Mulheres escapam de agressões

As agressões começaram no início do casamento, quando ela tinha 28 anos. Sandra*, 62, lembra nitidamente. “Era uma violência psicológica com xingamentos, humilhação e indiferença”, conta. O marido, que era alcoólatra, não aceitava que ela frequentasse a igreja. “Ele dizia que eu ia atrás de homem”. As discussões eram na frente dos filhos. Há seis anos, após de ser agredida fisicamente, ela resolveu ligar para o disque-denúncia e procurar ajuda. Nunca mais voltou para casa e recomeçou a vida em outro bairro.
A diarista Lúcia*, 32 anos, sofreu a primeira agressão há 10 anos porque na geladeira não tinha leite para os filhos. “Ele pegou um pedaço de ripa e veio para cima de mim. Estava com a minha filha no colo, mas ele não se preocupou. Protegi a criança e ele meteu o pedaço de pau na minha cabeça”. Para não depender financeiramente do marido, Lúcia começou a trabalhar. “Foram ameaças com faca, tapas no rosto e palavrões por conta do ciúme de eu estar trabalhando fora de casa. Um dia ele me deu dois tapas no rosto e apontou o facão para mim”.

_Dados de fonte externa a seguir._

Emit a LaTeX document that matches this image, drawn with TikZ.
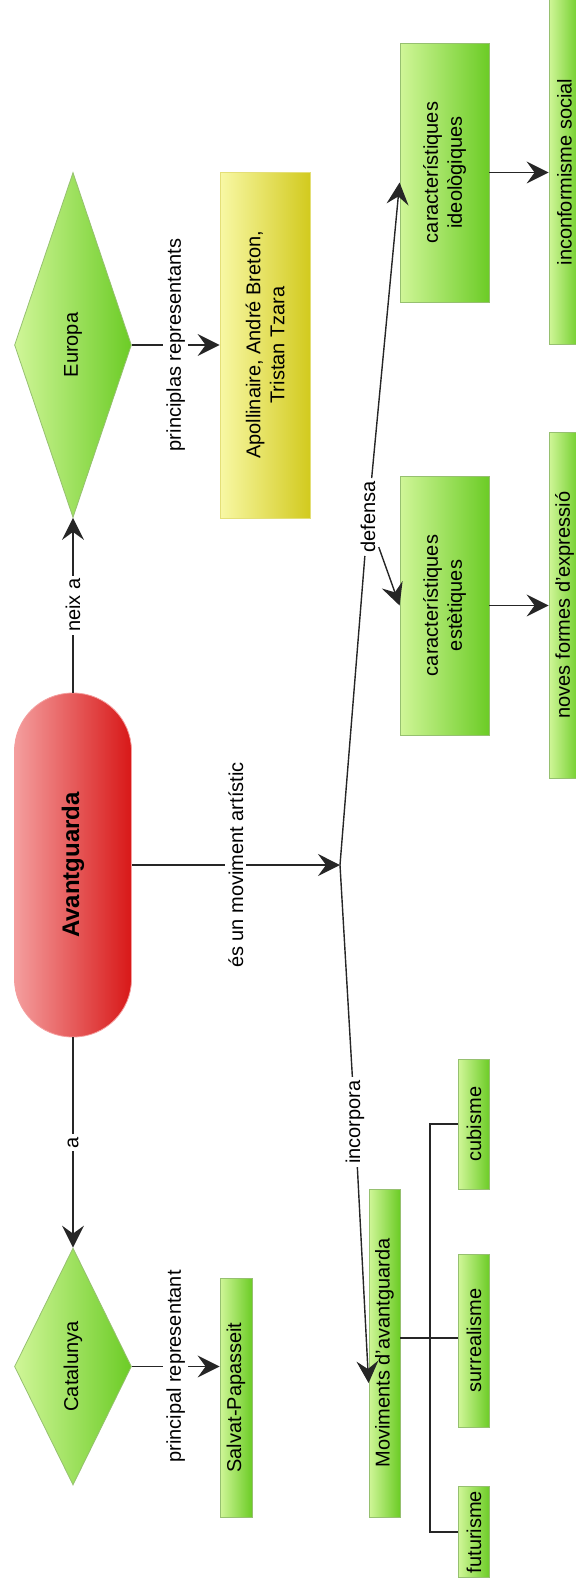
\documentclass[tikz,border=0pt]{standalone}
\usepackage{fontspec}
\setmainfont{Liberation Sans}
\usetikzlibrary{shapes.geometric,arrows.meta,calc}

\definecolor{grlight}{RGB}{208,246,152}
\definecolor{grdark}{RGB}{108,204,38}
\definecolor{grline}{RGB}{150,192,112}
\definecolor{yelight}{RGB}{248,248,165}
\definecolor{yedark}{RGB}{210,202,30}
\definecolor{relight}{RGB}{244,158,158}
\definecolor{redark}{RGB}{216,24,24}

\begin{document}
\begin{tikzpicture}[x=0.5pt,y=-0.5pt,font=\fontsize{10}{12}\selectfont,
			concept/.style={draw=grline,line width=0.4pt,rotate=90,left color=grlight,right color=grdark,
				inner sep=2pt,align=center},
			place/.style={concept,diamond,inner sep=0pt},
			lbl/.style={rotate=90,fill=white,inner sep=1.5pt},
			conn/.style={draw=black!85,line width=0.7pt},
			arr/.style={conn,-{Stealth[length=11pt,width=11pt,inset=4pt]}}]
			\useasboundingbox (0,0) rectangle (576,1587);
			\node[place,minimum width=172.5pt,minimum height=58.5pt] (europa) at (73,345) {Europa};
			\node[concept,left color=yelight,right color=yedark,draw=yedark!60,
				minimum width=173pt,minimum height=45pt] (apoll) at (265,345) {Apollinaire, André Breton,\\Tristan Tzara};
			\node[concept,minimum width=129.5pt,minimum height=44.5pt] (ideol) at (444.5,172.5) {característiques\\ideològiques};
			\node[concept,minimum width=172.5pt,minimum height=15.5pt] (incon) at (564.5,172) {inconformisme social};
			\node[concept,minimum width=129.5pt,minimum height=44.5pt] (estet) at (444.5,605.5) {característiques\\estètiques};
			\node[concept,minimum width=173pt,minimum height=15.5pt] (noves) at (564.5,605) {noves formes d'expressió};
			\node[concept,rectangle,rounded corners=29pt,left color=relight,right color=redark,draw=relight,
				minimum width=172pt,minimum height=58.5pt,font=\fontsize{12}{14}\selectfont\bfseries] (avant) at (73,865) {Avantguarda};
			\coordinate (junc) at (340,865);
			\node[lbl] (defensa) at (368,517) {defensa};
			\node[lbl] (incorp) at (355,1122) {incorpora};
			\node[place,minimum width=118.5pt,minimum height=58.5pt] (cat) at (73,1366.5) {Catalunya};
			\node[concept,minimum width=119.5pt,minimum height=16pt] (salv) at (236,1397.5) {Salvat-Papasseit};
			\node[concept,minimum width=164pt,minimum height=15.5pt] (movim) at (384.5,1353) {Moviments d'avantguarda};
			\node[concept,minimum width=65pt,minimum height=15.5pt] (cubis) at (474,1124) {cubisme};
			\node[concept,minimum width=86.5pt,minimum height=15.5pt] (surr) at (474,1340.5) {surrealisme};
			\node[concept,minimum width=45pt,minimum height=15.5pt] (futur) at (474,1532) {futurisme};
			\coordinate (hub) at (430,1338);

			\draw[arr] (avant.east) -- node[lbl] {neix a} (europa.west);
			\draw[arr] (europa.south) -- node[lbl] {principlas representants} (europa.south -| apoll.north);
			\draw[arr] (avant.south) -- node[lbl] {és un moviment artístic} (junc);
			\draw[conn] (junc) -- (defensa);
			\draw[arr] (defensa) -- ($(ideol.north)+(0,10)$);
			\draw[arr] (defensa) -- (estet.north);
			\draw[arr] (ideol.south) -- (ideol.south -| incon.north);
			\draw[arr] (estet.south) -- (estet.south -| noves.north);
			\draw[conn] (junc) -- (incorp);
			\draw[arr] (incorp) -- ($(movim.north)+(0,30)$);
			\draw[arr] (avant.west) -- node[lbl] {a} (cat.east);
			\draw[arr] (cat.south) -- node[lbl] {principal representant} (cat.south -| salv.north);
			\draw[conn] (movim.south |- hub) -- (hub) -- (surr.north |- hub);
			\draw[conn] (cubis.north) -| (hub) |- (futur.north);
		\end{tikzpicture}
\end{document}
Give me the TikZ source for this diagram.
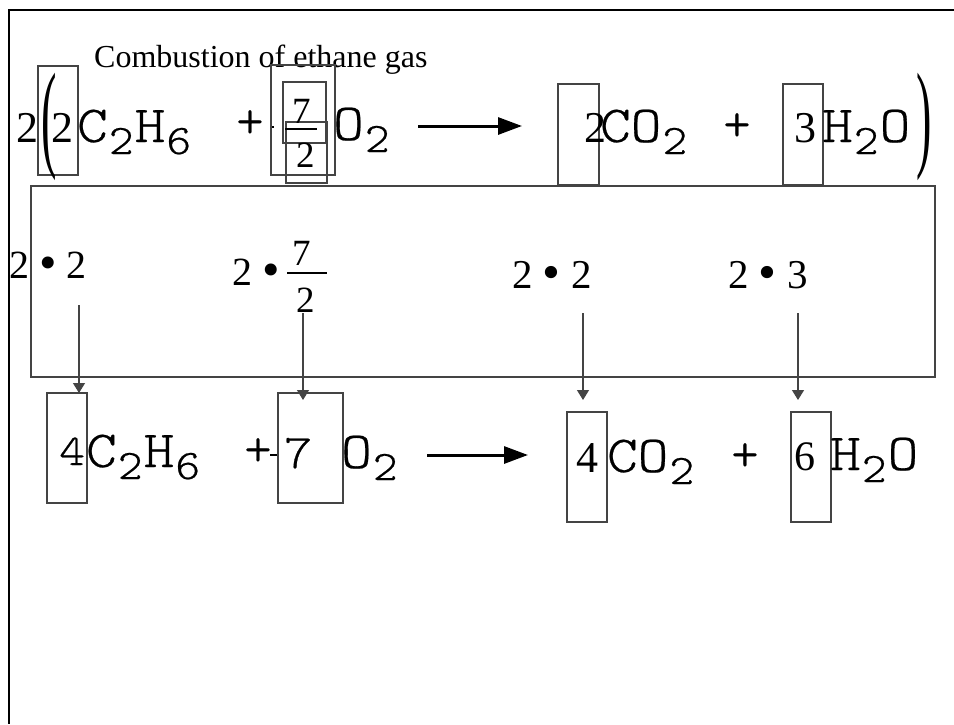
\documentclass[tikz,border=0pt]{standalone}
\usepackage{fontspec}
\usepackage{graphicx}
\setmainfont{Liberation Serif}
\newfontfamily\cour[FakeBold=0.5]{Latin Modern Mono Light}
\usetikzlibrary{arrows.meta}
\newcommand{\tm}[1]{\fontsize{#1}{#1}\selectfont}
\newcommand{\fsub}[1]{\kern1pt\raisebox{-12pt}{\cour\tm{42}#1}\kern1pt}
\newcommand{\fx}[1]{\scalebox{1.12}[1]{#1}}
\newcommand{\bul}{\raisebox{-1pt}{\scalebox{1.25}{\textbullet}}}
\definecolor{boxgray}{HTML}{444444}
\begin{document}
\begin{tikzpicture}[x=1pt,y=-1pt,
  box/.style={draw=boxgray,line width=1.3pt},
  txt/.style={inner sep=0pt,anchor=base west},
  ctxt/.style={inner sep=0pt,anchor=center},
  frm/.style={font={\cour\tm{52}}},
  big/.style={font=\tm{44}},
  mid/.style={font=\tm{40}},
  thinarrow/.style={draw=boxgray,line width=1.3pt,-{Triangle[length=10pt,width=12pt]}},
  bigarrow/.style={draw=black,line width=3pt,-{Triangle[length=24pt,width=17pt]}}]
\useasboundingbox (0,0) rectangle (954,724);
% frame
\draw[line width=2.5pt] (8,10) -- (954,10);
\draw[line width=2.5pt] (9,10) -- (9,724);
% middle rectangle
\draw[box] (31,186) rectangle (935,377);
% title
\node[txt,font=\tm{32}] (title) at (94,67) {Combustion of ethane gas};
% ---------- top row ----------
\draw[box] (38,66) rectangle (78,175);
\node[txt,big] (o2) at (16,142) {2};
\node[ctxt,big] (lp) at (49,127) {\scalebox{1.05}[2.7]{(}};
\node[txt,big] (i2) at (51,142) {2};
\node[txt,frm] (c2h6a) at (77,142) {\fx{C\fsub{2}H\fsub{6}}};
\node[ctxt,frm] (plusa) at (250,124) {+};
\draw[line width=1.2pt] (270,127) -- (274,127);
\draw[box] (271,65) rectangle (335,175);
\draw[box] (283,82) rectangle (326,143);
\draw[box] (286,122) rectangle (327,183);
\node[txt,font=\tm{37}] (sevena) at (292,123) {7};
\node[txt,font=\tm{37}] (twoa) at (296,167) {2};
\draw[line width=1.3pt] (285,129) -- (317,129);
\node[txt,frm] (o2a) at (333,140) {\fx{O\fsub{2}}};
\coordinate (arrAs) at (418,126);
\coordinate (arrAe) at (522,126);
\draw[bigarrow] (arrAs) -- (arrAe);
\draw[box] (558,84) rectangle (599,185);
\node[txt,big] (cfa) at (584,142) {2};
\node[txt,frm] (co2a) at (600,142) {\fx{CO\fsub{2}}};
\node[ctxt,frm] (plusb) at (737,127) {+};
\draw[box] (783,84) rectangle (823,185);
\node[txt,big] (three) at (794,142) {3};
\node[txt,frm] (h2oa) at (822,142) {\fx{H\fsub{2}O}};
\node[ctxt,big] (rp) at (924,127) {\scalebox{1.05}[2.7]{)}};
% ---------- middle row ----------
\node[txt,mid] (m1) at (9,278) {2 \bul{} 2};
\node[txt,mid] (m2) at (232,285) {2 \bul};
\node[txt,font=\tm{37}] (m2n) at (292,265) {7};
\node[txt,font=\tm{37}] (m2d) at (296,312) {2};
\draw[line width=1.3pt] (287,273) -- (327,273);
\node[txt,font=\tm{41}] (m3) at (512,288) {2 \bul{} 2};
\node[txt,font=\tm{41}] (m4) at (728,288) {2 \bul{} 3};
% arrows
\coordinate (a1s) at (79,305); \coordinate (a1e) at (79,393);
\coordinate (a2s) at (303,313); \coordinate (a2e) at (303,400);
\coordinate (a3s) at (583,313); \coordinate (a3e) at (583,400);
\coordinate (a4s) at (798,313); \coordinate (a4e) at (798,400);
\draw[thinarrow] (a1s) -- (a1e);
\draw[thinarrow] (a2s) -- (a2e);
\draw[thinarrow] (a3s) -- (a3e);
\draw[thinarrow] (a4s) -- (a4e);
% ---------- bottom row ----------
\draw[box] (47,393) rectangle (87,503);
\node[txt,font={\cour\tm{44}}] (four) at (59,465) {\fx{4}};
\node[txt,frm] (c2h6b) at (86,467) {\fx{C\fsub{2}H\fsub{6}}};
\node[ctxt,frm] (plusc) at (258,452) {+};
\draw[line width=1.2pt] (270,455) -- (278,455);
\draw[box] (278,393) rectangle (343,503);
\node[txt,font={\cour\tm{48}}] (seven) at (284,468) {\fx{7}};
\node[txt,frm] (o2b) at (341,468) {\fx{O\fsub{2}}};
\coordinate (arrBs) at (427,455);
\coordinate (arrBe) at (528,455);
\draw[bigarrow] (arrBs) -- (arrBe);
\draw[box] (567,412) rectangle (607,522);
\node[txt,big] (fourb) at (576,472) {4};
\node[txt,frm] (co2b) at (607,472) {\fx{CO\fsub{2}}};
\node[ctxt,frm] (plusd) at (745,457) {+};
\draw[box] (791,412) rectangle (831,522);
\node[txt,font=\tm{42}] (six) at (794,470) {6};
\node[txt,frm] (h2ob) at (830,470) {\fx{H\fsub{2}O}};
\end{tikzpicture}
\end{document}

No dia em que ela propôs separação, o marido se enfureceu. “Ele disse que eu não poderia me separar. Se não fosse dele, não seria de mais ninguém. Tenho medo que ele me mate”, diz em depoimento na delegacia.

Ciente dos riscos que correm essas mulheres, a juíza Hermínia Maria Azoury busca a punição dos agressores. “Estamos trabalhando incansavelmente para implantar medidas, a fim de retirar o Espírito Santo do primeiro lugar no ranking da violência doméstica no Brasil, uma colocação tão lamentável e na qual não desejamos permanecer, e assim proporcionaremos efetiva aplicabilidade da Lei Maria da Penha”, alega.

O perigo geralmente está dentro da própria casa. A empresária Vanda*, que é casada com outra mulher, foi agredida pelo enteado de 15 anos. “Ele mora com a avó e não aceita a nossa relação. Sempre que agride a avó, vem para nossa casa. Nessa terceira agressão ele cuspiu na minha cara e me deu um soco no rosto. Chamei a polícia”, desabafa.